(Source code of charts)
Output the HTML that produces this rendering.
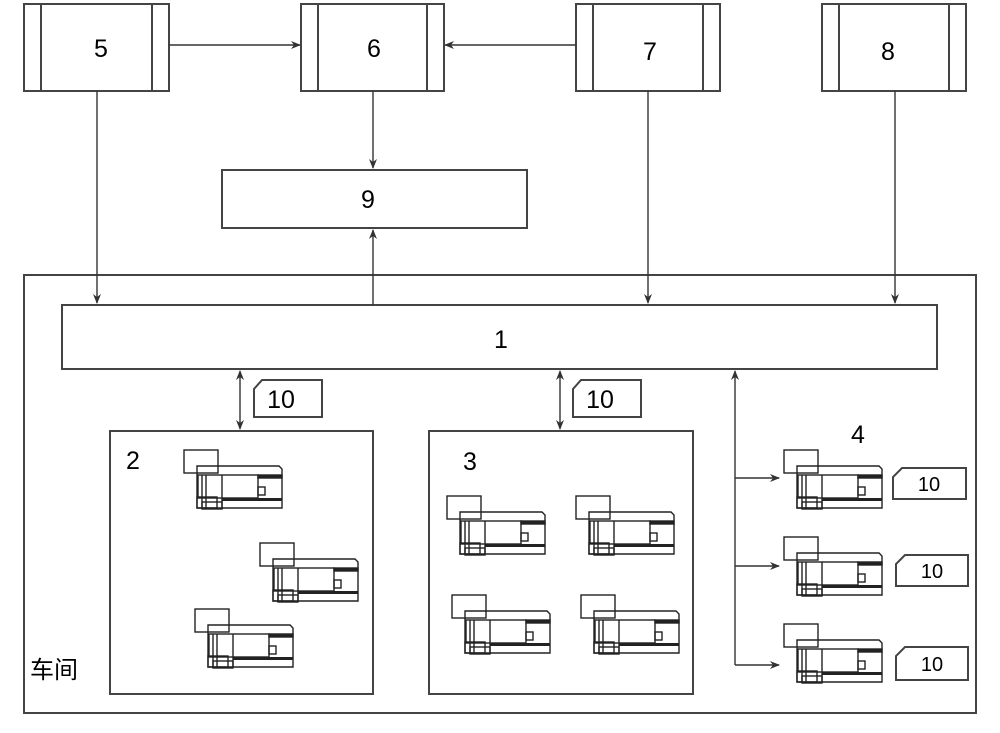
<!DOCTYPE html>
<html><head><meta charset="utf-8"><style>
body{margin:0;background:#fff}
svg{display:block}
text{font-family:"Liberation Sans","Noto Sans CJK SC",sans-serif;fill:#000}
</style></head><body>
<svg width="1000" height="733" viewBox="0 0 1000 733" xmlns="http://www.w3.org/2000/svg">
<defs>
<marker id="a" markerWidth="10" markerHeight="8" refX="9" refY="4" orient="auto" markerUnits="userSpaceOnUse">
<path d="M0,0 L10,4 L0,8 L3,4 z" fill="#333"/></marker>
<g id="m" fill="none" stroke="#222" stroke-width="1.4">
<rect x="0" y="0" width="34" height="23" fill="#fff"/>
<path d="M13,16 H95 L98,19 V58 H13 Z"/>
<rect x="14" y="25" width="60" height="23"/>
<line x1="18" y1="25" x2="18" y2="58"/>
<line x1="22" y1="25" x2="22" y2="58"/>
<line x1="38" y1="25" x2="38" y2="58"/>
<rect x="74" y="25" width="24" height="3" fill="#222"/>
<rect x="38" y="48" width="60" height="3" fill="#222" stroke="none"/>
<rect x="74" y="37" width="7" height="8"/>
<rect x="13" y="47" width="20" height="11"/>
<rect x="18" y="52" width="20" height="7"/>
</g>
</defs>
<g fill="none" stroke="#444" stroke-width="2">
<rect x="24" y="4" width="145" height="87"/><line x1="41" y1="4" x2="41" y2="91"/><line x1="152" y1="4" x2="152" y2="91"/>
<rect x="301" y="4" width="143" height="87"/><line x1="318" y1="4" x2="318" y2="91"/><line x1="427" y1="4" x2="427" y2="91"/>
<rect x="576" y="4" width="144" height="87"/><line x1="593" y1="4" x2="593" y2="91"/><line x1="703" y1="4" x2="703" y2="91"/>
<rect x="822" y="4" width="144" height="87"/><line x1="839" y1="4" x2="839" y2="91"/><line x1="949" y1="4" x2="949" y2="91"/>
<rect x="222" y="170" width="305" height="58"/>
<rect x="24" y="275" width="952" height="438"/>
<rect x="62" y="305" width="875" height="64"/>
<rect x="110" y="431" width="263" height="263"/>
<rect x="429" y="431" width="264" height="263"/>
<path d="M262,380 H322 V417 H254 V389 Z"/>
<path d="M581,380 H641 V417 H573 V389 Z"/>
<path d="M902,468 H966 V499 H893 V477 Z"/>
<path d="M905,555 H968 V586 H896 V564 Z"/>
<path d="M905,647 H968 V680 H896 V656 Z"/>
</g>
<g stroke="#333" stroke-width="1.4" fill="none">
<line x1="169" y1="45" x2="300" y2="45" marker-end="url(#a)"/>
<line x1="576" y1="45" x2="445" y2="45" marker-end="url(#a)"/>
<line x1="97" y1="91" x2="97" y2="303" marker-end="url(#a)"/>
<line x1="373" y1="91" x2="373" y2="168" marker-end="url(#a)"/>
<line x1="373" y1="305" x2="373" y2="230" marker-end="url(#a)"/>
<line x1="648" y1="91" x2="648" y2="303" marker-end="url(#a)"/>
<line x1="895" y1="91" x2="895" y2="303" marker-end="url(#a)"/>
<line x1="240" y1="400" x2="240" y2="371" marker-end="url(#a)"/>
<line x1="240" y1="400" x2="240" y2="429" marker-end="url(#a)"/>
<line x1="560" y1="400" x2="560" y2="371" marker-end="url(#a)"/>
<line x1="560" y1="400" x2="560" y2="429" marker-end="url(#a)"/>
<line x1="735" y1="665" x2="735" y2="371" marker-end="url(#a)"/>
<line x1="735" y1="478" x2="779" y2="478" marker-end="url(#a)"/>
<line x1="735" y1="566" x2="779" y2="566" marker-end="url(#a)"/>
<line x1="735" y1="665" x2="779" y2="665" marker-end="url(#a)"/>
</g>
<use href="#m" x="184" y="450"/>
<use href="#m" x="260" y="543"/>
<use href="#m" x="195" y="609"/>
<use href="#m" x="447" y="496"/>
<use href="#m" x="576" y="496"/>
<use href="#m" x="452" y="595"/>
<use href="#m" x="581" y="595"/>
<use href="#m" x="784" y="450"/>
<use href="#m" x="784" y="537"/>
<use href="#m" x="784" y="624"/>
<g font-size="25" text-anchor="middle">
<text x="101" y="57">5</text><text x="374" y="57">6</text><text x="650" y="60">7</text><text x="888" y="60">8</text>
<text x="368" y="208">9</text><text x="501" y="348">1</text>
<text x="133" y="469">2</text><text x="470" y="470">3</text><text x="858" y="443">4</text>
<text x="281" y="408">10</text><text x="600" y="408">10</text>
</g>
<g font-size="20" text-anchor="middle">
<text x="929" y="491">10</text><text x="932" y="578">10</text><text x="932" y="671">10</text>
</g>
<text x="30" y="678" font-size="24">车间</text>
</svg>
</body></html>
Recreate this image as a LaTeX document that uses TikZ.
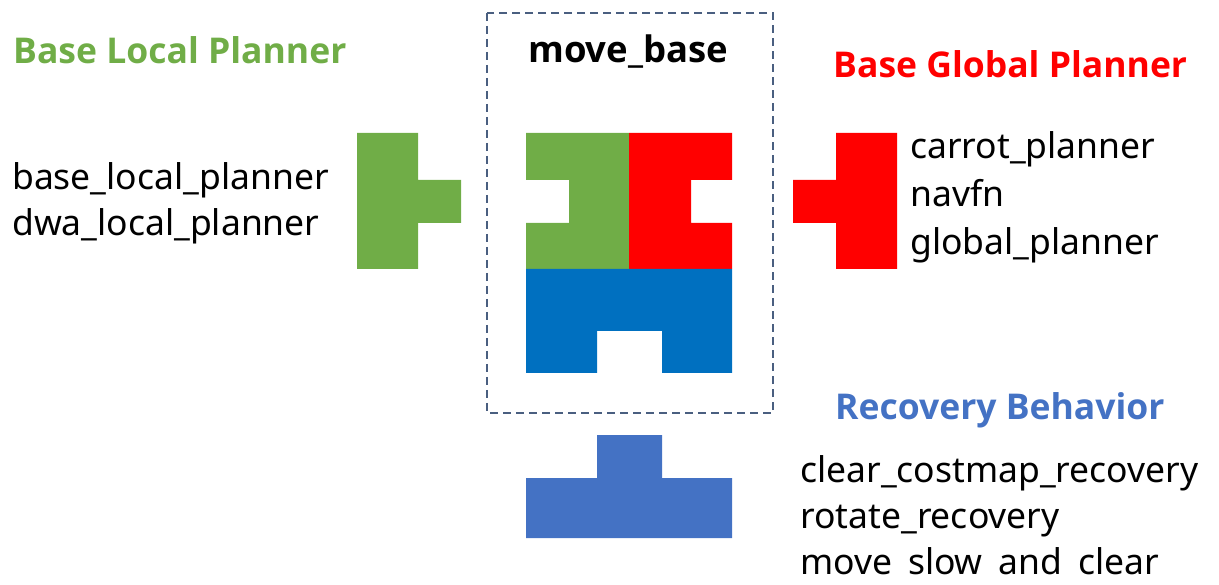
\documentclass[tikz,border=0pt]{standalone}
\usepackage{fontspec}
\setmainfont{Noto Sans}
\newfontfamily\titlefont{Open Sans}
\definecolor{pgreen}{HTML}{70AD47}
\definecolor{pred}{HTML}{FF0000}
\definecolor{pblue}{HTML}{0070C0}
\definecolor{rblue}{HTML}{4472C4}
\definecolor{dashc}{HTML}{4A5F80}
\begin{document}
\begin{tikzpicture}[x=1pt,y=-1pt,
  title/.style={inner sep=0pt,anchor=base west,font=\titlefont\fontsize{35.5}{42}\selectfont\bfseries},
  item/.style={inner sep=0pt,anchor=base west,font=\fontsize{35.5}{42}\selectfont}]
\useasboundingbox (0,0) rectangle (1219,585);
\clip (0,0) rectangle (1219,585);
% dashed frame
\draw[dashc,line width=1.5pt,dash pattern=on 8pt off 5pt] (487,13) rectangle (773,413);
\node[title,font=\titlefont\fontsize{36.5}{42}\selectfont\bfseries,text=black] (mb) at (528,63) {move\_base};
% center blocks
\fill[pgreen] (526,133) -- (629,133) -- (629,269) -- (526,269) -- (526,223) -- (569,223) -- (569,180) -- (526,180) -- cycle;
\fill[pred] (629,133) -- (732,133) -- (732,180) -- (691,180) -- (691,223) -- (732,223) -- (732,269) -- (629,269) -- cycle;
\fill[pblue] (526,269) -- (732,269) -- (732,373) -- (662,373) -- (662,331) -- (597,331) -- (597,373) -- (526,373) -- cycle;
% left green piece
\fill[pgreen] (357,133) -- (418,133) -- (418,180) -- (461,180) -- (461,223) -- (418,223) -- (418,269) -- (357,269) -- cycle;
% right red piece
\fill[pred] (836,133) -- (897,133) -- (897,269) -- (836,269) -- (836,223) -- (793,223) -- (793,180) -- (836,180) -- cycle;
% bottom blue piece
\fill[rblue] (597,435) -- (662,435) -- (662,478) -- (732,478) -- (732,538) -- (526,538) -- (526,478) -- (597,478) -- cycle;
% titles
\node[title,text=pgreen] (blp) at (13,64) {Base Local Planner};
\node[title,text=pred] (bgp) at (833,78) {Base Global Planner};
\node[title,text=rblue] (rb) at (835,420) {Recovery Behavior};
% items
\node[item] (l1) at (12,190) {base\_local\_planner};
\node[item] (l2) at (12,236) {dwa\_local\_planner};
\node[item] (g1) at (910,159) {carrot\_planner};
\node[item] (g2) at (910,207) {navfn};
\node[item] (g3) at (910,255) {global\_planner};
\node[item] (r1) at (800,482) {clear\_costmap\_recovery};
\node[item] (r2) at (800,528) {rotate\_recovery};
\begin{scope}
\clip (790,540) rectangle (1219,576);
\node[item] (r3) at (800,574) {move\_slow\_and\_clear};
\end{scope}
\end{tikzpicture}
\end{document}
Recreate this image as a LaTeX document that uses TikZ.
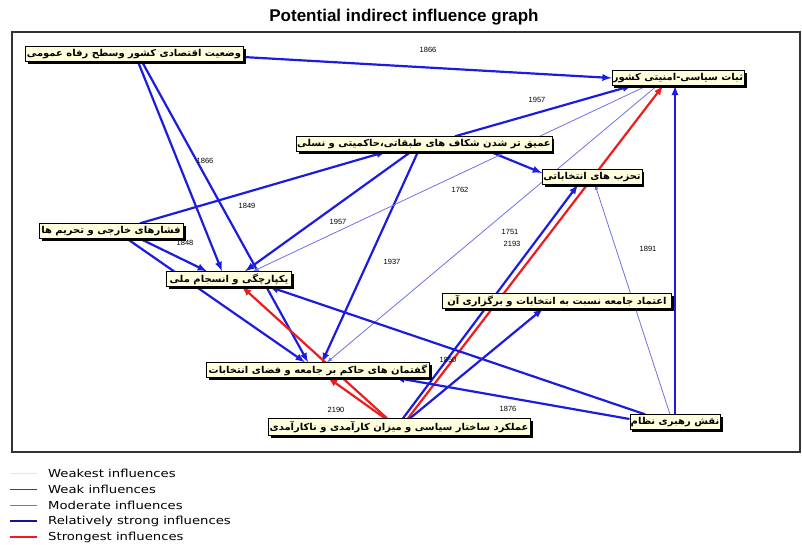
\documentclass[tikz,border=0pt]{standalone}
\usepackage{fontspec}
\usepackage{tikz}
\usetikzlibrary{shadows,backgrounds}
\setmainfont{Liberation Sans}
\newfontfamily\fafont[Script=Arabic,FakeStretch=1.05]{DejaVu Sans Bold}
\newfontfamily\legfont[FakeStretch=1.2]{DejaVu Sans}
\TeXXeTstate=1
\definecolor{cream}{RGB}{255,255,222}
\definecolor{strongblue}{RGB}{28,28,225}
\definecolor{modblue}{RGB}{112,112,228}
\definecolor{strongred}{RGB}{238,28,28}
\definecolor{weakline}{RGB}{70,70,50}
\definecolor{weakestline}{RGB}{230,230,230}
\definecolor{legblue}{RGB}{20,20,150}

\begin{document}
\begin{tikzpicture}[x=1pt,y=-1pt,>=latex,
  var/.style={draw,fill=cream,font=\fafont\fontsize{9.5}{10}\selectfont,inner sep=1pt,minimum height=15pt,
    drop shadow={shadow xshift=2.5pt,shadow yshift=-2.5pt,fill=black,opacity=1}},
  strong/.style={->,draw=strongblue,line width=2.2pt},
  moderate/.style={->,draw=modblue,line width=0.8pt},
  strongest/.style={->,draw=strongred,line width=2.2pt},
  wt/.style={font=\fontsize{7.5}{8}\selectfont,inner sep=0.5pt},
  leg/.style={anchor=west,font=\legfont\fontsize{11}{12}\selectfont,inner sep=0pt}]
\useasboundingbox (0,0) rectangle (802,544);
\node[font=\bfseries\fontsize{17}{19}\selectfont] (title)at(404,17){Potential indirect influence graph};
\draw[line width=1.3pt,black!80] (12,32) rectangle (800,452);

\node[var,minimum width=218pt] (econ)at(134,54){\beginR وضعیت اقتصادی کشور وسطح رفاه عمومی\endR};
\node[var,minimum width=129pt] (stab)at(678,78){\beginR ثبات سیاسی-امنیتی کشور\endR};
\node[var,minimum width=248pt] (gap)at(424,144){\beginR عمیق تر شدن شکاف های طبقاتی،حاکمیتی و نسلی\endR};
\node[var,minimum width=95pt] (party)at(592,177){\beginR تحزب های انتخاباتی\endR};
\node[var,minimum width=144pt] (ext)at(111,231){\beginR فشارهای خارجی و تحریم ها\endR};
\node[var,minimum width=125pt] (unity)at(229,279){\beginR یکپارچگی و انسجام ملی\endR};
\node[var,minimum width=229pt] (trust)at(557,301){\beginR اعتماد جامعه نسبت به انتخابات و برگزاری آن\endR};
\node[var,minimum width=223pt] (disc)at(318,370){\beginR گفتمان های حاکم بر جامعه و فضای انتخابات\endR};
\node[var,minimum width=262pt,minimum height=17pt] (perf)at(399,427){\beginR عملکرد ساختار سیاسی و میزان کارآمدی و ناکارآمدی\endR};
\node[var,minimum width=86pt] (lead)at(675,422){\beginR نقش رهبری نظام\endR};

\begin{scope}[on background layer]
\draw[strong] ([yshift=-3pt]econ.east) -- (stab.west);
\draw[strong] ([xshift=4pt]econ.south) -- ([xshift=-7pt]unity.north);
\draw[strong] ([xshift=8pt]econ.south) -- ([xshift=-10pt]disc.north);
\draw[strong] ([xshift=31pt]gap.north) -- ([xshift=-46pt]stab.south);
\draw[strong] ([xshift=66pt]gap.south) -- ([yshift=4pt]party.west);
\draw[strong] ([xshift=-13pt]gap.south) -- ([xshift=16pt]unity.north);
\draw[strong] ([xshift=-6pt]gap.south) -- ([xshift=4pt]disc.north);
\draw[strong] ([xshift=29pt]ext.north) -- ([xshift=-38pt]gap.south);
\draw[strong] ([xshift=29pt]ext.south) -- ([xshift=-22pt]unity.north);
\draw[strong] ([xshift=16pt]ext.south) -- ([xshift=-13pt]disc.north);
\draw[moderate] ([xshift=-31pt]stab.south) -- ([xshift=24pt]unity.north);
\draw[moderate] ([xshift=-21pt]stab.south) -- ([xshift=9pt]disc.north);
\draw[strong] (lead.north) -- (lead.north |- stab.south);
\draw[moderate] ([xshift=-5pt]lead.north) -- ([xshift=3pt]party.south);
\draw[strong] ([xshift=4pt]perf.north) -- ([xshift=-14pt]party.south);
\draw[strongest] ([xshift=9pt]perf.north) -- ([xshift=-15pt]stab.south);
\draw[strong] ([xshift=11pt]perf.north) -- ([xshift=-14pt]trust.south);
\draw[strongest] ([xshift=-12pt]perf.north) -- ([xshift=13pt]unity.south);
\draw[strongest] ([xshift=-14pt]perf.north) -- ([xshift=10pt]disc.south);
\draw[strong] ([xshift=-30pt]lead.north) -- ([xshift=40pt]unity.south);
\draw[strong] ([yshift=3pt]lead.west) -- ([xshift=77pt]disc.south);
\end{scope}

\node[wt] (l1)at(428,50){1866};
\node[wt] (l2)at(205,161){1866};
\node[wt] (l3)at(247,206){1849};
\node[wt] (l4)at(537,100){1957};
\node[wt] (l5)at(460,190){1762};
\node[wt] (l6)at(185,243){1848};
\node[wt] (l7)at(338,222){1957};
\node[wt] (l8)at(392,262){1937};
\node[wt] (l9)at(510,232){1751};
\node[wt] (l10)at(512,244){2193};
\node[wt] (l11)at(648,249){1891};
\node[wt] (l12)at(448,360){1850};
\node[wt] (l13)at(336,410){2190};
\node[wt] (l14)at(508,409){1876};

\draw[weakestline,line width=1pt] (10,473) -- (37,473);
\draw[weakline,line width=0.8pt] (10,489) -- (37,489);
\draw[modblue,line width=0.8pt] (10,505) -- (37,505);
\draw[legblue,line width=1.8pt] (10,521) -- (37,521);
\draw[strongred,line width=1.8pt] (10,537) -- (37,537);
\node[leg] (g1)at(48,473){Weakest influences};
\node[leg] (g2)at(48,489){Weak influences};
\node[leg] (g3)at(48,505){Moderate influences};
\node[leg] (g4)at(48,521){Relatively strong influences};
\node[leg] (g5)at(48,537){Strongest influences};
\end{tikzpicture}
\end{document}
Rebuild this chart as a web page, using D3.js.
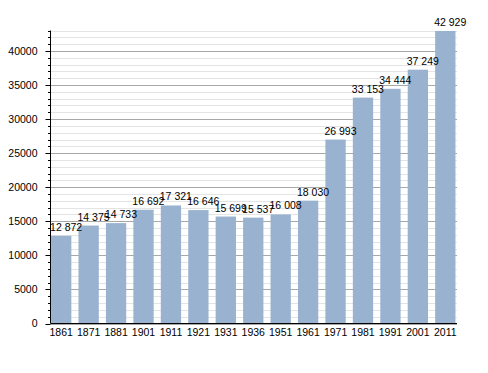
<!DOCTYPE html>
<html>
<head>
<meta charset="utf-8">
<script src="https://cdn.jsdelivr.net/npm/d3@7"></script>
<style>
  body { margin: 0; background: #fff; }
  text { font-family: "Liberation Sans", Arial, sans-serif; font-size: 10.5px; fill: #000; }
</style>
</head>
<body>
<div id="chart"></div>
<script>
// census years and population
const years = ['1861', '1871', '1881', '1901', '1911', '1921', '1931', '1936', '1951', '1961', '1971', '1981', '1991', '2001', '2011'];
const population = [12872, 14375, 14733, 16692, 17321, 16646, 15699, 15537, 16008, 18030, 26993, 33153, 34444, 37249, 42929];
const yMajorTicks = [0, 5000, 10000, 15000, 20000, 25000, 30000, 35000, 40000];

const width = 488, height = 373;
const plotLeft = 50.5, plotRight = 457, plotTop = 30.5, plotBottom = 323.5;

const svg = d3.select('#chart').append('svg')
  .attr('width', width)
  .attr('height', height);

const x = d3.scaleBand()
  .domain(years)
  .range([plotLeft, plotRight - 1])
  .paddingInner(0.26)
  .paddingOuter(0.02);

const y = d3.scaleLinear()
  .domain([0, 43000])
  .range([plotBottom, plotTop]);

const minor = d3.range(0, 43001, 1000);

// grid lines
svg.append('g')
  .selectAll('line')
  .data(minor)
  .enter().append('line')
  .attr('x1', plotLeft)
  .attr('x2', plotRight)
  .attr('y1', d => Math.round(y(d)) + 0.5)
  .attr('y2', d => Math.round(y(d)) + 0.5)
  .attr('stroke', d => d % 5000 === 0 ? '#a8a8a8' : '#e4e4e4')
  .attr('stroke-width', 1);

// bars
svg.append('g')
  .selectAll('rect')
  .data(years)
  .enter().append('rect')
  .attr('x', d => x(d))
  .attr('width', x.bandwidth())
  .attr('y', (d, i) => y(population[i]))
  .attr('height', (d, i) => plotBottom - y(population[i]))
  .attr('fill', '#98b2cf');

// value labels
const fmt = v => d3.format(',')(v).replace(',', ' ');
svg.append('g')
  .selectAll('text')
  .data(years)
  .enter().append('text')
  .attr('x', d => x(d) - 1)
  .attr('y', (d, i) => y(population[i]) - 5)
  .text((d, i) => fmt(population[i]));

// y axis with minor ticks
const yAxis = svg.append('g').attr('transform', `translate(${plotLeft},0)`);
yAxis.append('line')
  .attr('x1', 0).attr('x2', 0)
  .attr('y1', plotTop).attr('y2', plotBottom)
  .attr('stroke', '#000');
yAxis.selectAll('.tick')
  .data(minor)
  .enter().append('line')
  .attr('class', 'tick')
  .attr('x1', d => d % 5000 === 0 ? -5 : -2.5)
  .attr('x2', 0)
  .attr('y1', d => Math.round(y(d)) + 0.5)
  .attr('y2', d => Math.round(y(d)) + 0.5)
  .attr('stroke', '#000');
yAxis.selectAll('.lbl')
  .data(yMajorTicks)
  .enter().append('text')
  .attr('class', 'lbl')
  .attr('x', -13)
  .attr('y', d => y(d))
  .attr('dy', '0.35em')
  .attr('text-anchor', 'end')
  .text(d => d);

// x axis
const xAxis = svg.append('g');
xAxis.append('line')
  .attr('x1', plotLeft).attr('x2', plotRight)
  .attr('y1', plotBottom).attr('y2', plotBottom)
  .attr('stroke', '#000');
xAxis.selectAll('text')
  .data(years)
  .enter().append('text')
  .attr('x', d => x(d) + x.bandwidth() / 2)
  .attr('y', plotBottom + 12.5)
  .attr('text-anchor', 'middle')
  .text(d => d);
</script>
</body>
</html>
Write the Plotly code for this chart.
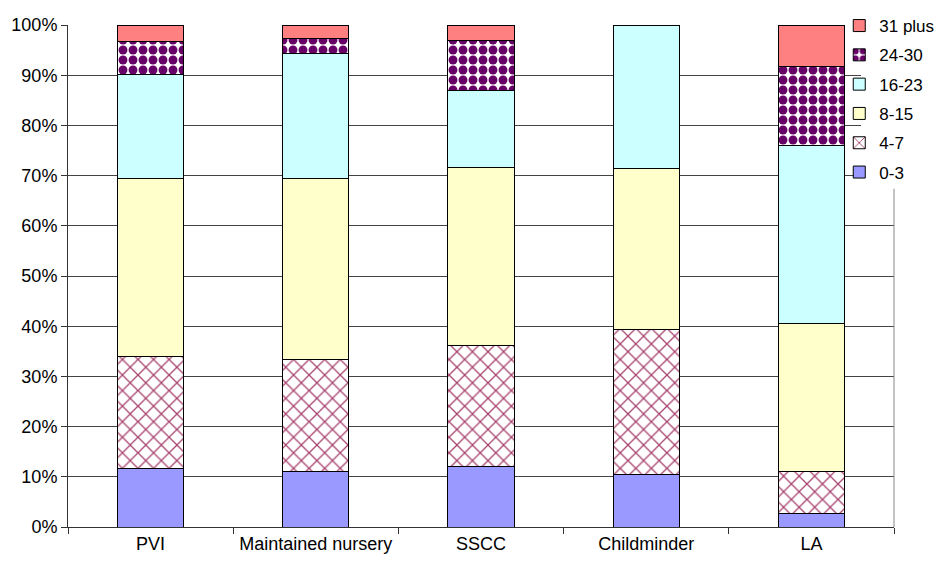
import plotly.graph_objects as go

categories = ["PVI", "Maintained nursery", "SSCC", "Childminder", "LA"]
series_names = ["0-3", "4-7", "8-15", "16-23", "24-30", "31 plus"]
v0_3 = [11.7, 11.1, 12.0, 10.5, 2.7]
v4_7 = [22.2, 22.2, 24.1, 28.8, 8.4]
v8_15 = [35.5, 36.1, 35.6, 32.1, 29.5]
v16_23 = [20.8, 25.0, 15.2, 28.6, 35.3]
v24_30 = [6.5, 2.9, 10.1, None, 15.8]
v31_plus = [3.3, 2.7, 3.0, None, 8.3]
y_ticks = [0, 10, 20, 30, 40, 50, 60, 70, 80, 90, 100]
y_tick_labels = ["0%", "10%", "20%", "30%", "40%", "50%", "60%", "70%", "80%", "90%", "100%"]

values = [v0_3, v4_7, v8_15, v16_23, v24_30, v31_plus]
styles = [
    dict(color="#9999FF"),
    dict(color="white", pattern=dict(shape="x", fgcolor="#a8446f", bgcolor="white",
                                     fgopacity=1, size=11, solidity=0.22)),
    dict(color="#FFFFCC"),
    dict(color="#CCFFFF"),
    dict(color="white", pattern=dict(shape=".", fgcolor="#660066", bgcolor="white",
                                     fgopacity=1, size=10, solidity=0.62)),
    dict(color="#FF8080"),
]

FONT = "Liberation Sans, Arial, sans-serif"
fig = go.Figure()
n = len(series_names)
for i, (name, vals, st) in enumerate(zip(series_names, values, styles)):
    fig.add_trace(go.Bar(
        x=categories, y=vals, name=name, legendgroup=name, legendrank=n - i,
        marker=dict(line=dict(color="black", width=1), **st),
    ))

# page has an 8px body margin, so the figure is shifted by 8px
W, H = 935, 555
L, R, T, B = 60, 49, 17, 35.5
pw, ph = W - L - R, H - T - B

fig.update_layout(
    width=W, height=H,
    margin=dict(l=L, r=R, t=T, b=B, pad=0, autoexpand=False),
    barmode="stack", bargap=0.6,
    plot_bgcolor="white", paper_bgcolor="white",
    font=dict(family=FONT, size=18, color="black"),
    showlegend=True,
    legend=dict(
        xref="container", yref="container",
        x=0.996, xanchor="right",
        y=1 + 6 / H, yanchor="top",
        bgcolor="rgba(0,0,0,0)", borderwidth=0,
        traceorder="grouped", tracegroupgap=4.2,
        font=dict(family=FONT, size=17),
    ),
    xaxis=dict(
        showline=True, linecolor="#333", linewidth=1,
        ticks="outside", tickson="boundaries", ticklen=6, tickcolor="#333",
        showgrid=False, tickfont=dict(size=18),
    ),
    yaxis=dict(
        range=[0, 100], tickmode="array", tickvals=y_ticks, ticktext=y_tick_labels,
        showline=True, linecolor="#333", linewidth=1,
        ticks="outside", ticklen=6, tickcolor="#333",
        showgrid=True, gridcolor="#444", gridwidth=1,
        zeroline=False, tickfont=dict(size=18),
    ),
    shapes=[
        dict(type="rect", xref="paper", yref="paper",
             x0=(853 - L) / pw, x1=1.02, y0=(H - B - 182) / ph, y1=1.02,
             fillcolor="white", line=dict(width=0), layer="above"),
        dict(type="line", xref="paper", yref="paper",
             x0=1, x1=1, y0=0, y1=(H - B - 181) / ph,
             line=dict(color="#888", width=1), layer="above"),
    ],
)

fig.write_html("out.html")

WRITTEN INSTRUCTION |
Copy each line of the listing that contains the string "page".

WRITTEN ANSWER |
Rebuild this chart as a web page, using D3.js.
# page has an 8px body margin, so the figure is shifted by 8px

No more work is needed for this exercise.